Mon 6 Sep 2010
Luigi Cherubini - Medea
Sassari Italy, 2004 | Orchestra dell’Ente Concerti, Eric Hull, Giuseppe Sollazzo, Denia Mazzola Gavazzeni, Carlo Cigni, Elisabetta Scano, Cesare Ruta, Chiara Chialli | Kikko Classic
Adaptations of classical Greek mythology are common in opera, particularly Baroque and opera seria, and it’s perhaps for this reason that opera traditionally deals with highly dramatic subjects revolving around the twin passions of love and revenge. With perhaps the exception of Carmen, they don’t come much more impassioned than Luigi Cherubini’s version of the Euripides drama Medea.
More than the actual drama - it’s not a particularly complicated storyline and not a great deal happens - much of the passion is embodied within the character of Medea herself, the sorceress arriving at Colchis to stop the marriage of Jason to Glauce. Turning up on their wedding day, Medea threatens all manner of vengeance should Jason break the vows he has made, under enchantment, to her.

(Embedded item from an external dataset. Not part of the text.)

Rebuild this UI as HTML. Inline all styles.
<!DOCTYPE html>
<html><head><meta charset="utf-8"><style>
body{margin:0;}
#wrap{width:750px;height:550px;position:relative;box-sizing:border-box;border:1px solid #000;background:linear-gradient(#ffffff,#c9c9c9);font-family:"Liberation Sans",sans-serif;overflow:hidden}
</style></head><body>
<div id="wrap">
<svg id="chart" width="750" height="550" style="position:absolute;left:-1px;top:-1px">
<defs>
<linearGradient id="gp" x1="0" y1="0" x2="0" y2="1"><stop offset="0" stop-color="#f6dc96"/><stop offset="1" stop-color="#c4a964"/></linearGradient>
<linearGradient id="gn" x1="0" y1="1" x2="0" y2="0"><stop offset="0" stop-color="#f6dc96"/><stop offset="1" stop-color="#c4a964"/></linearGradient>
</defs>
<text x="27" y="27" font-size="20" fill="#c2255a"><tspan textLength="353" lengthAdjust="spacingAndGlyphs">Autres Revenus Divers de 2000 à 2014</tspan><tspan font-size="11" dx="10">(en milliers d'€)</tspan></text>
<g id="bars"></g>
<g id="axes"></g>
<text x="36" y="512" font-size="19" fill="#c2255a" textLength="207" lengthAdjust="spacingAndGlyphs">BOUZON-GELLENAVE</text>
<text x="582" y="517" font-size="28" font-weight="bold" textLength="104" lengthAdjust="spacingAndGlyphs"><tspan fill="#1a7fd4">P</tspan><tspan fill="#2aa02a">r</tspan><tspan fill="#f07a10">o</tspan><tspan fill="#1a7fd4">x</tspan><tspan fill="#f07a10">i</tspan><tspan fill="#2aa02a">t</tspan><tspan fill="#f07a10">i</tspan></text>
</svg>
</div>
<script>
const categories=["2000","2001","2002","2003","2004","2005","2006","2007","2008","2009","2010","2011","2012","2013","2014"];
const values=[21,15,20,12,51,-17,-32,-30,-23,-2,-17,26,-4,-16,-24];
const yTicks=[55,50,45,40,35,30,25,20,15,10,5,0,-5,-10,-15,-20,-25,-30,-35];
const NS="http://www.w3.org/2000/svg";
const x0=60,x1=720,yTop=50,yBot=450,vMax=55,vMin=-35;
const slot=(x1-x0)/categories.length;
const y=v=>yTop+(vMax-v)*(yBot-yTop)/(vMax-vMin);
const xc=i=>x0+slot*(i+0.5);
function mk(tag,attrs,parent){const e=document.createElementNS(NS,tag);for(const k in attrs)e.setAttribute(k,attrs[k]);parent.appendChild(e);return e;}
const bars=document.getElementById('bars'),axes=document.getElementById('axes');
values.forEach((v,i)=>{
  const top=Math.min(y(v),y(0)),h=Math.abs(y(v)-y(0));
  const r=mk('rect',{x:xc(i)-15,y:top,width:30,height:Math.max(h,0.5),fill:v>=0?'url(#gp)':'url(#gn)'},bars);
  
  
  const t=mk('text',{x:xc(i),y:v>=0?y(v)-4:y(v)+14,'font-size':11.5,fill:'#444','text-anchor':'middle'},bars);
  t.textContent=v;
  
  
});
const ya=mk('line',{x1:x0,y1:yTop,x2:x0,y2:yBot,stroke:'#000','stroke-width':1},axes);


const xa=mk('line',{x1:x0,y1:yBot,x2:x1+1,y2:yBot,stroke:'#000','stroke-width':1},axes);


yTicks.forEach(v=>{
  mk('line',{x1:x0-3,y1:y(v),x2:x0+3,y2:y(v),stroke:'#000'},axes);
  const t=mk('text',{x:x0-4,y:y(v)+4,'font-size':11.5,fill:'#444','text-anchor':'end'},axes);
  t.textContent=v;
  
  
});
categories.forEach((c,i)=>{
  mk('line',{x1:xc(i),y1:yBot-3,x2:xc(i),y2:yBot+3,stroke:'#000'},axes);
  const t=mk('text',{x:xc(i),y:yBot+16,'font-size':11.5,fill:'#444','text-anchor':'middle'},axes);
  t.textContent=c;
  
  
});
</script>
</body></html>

Made famous by Maria Callas, which probably accounts for it being the only real Cherubini opera in repertoire, Medea is a role that calls out for a big performance and it does indeed get that here in the figure of Denia Mazzola Gavazzeni.

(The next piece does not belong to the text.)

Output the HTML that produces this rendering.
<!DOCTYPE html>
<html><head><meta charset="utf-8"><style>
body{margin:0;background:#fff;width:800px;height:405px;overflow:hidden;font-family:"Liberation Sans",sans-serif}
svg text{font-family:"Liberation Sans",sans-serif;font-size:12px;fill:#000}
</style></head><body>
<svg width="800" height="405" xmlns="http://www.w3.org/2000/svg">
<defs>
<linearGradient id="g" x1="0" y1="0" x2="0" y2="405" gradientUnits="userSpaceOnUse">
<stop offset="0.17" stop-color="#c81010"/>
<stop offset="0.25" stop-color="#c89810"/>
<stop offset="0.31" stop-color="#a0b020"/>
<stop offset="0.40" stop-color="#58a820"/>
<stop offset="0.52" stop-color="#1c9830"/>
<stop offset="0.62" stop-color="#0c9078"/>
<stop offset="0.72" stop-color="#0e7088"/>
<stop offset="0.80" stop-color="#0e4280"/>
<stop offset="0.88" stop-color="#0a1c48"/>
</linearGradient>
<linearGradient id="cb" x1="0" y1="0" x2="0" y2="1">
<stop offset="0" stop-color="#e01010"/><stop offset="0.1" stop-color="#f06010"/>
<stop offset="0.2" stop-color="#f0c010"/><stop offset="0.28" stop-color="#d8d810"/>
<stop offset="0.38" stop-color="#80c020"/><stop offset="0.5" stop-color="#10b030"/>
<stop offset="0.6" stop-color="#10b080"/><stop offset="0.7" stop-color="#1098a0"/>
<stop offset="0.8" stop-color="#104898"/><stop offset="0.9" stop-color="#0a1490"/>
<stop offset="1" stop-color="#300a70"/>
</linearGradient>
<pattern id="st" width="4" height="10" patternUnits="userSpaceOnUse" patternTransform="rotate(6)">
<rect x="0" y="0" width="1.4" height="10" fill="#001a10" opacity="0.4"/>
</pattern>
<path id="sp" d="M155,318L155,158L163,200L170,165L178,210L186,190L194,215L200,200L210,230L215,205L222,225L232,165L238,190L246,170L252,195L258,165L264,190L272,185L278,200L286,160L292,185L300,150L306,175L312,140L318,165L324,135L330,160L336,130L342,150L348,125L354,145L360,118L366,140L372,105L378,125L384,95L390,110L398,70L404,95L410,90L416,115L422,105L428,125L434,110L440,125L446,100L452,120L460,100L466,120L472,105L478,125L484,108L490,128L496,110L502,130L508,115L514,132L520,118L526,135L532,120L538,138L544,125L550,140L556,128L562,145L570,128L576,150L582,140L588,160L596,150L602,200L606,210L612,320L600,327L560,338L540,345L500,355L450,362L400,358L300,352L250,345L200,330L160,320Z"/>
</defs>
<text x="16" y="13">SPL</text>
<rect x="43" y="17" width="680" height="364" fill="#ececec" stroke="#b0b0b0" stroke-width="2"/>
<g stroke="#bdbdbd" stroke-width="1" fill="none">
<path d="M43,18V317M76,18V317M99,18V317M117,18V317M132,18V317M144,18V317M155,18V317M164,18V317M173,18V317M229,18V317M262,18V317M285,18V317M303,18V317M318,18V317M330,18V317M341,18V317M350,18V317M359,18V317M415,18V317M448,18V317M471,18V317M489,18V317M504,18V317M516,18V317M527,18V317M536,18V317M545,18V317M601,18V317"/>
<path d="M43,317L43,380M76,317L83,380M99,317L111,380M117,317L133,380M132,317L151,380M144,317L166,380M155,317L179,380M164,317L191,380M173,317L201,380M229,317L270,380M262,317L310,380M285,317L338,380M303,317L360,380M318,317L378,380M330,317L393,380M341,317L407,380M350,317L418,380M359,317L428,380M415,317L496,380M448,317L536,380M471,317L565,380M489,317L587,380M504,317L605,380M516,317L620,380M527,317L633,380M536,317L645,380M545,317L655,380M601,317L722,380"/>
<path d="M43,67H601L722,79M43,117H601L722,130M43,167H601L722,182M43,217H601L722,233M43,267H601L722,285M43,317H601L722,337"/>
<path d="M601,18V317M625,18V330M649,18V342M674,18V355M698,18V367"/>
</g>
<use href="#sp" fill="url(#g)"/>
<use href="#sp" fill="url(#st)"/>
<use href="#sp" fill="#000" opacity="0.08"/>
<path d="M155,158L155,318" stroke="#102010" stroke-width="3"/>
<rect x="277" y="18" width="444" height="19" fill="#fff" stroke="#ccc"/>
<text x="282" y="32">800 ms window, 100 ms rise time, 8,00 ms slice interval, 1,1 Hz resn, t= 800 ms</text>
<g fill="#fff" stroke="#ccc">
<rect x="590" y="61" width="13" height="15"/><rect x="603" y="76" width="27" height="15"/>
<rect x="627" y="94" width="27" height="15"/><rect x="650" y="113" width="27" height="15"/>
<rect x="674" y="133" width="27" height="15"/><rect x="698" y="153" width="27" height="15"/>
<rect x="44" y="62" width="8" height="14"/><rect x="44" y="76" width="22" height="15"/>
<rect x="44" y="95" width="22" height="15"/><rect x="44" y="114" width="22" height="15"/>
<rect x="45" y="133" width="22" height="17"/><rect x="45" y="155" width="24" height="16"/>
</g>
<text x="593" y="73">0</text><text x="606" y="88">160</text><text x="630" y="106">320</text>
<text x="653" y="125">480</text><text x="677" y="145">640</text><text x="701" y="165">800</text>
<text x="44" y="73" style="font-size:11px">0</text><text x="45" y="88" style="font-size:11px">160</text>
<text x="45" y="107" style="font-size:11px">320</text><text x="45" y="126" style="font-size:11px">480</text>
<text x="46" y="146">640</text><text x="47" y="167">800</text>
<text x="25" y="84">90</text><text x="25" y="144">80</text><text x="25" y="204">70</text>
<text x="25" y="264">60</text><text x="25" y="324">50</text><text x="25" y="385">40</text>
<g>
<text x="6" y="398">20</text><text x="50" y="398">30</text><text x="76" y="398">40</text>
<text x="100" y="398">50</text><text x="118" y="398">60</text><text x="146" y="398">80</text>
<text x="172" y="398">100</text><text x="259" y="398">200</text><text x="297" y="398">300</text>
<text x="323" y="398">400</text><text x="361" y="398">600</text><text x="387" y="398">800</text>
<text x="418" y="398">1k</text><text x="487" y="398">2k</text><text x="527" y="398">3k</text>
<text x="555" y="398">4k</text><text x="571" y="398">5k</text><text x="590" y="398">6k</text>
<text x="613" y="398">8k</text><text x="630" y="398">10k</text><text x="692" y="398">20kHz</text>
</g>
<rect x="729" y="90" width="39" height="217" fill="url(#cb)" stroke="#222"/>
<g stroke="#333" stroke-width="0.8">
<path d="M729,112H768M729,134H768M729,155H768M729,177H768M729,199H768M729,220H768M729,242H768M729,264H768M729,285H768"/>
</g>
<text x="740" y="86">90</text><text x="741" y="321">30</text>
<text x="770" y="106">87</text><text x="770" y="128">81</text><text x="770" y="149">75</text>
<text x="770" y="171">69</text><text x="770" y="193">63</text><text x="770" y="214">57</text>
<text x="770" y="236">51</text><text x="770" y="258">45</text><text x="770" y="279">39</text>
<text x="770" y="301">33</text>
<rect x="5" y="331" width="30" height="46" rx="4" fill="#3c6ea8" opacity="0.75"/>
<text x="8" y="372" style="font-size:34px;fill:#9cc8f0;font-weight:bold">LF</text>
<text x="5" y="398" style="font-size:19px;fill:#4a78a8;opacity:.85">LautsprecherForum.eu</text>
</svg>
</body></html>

Recorded in Sassari in 2004 in the revised Italian version of the opera, this is a reasonably good production, traditionally staged, costumed and performed - a solid production that suits the opera and plays to its strengths. The orchestration and singing are both fine, but unfortunately neither are really shown to their best in the rather poor sound reproduction on this DVD release from Kikko Classic in Italy. A live recording, presumably made for television, the sound is Dolby Digital 2.0, but I’m not even sure it’s in stereo, or if it is, there’s not much L-R separation. It might as well be mono, and the mixing accordingly isn’t great, the orchestra mostly drowning out the singing.
The video quality is also lacking. In 4:3, it looks like a TV video master, and is certainly not shot in HD. Grain and blockiness can be seen in the dark backgrounds, there is faint discolouration with exposure varying between cameras. There are even one or two buzz glitches that momentarily affect both image and sound. The biggest problem with the filming is the editing, which makes use of different performances from different nights often within the same scene, the frequent intercutting leading to obvious continuity issues. Even more problematically, this causes the lip-movements to rarely match the singing or the performance.
Most of these issues are relatively minor and wouldn’t individually spoil the enjoyment of what is a fine opera and a good performance of it, but cumulatively, they can be quite niggling and distracting.